In 1006 Aelfheah was consecrated Archbishop of Canterbury. He took St Swithun’s head to Canterbury with him and also encouraged the cult of St Dunstan there. In September 1011 an army of piratical Vikings set siege to Canterbury. After two weeks, according to the Anglo-Saxon Chronicle, they were treacherously let into the city. They ransacked it, took Aelfheah prisoner and demanded a payment to go away. The money took time to raise but was eventually handed over to them.
The Vikings returned to their ships at Greenwich but took the archbishop there with them and demanded an additional ransom to let him go. He sent orders that the ransom was not to be paid and during a feast his captors got thoroughly drunk and pelted him with ox bones, until one of the Vikings killed him with an axe blow to the head. And so, the Chronicle says, ‘his holy blood fell on the ground and his holy soul was sent forth to God’s kingdom’.
The body was taken to London and buried in the church of St Paul’s, but Cnut of Denmark became King of England in 1016 and in 1023 in a shrewd piece of public relations he had the archbishop’s body returned to Canterbury and respectfully re-interred on the north side of the high altar, not far from St Dunstan, in a ceremony attended by Cnut’s queen Emma of Normandy (Ethelred the Unready’s widow) and many bishops and earls.
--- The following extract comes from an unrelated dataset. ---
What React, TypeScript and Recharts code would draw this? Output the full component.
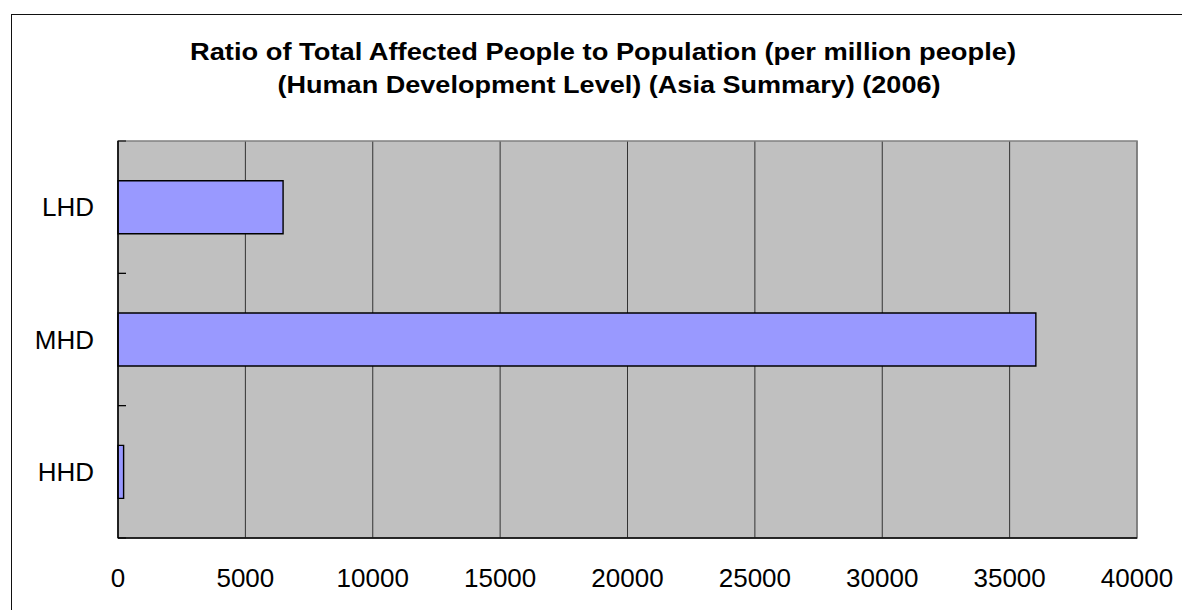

The fundamental theme was the reconciliation of Englishman and Dane.
Aelfheah was considered a saint and martyr, portrayed in art with an axe. A church was built and dedicated to him (as St Alfege) at Greenwich, reputedly on the spot where he was killed. Stylishly rebuilt by Nicholas Hawksmoor in the 1700s, it was restored after severe 1941 bomb damage. Those buried there include the Tudor composer Thomas Tallis and General James Wolfe of Quebec fame.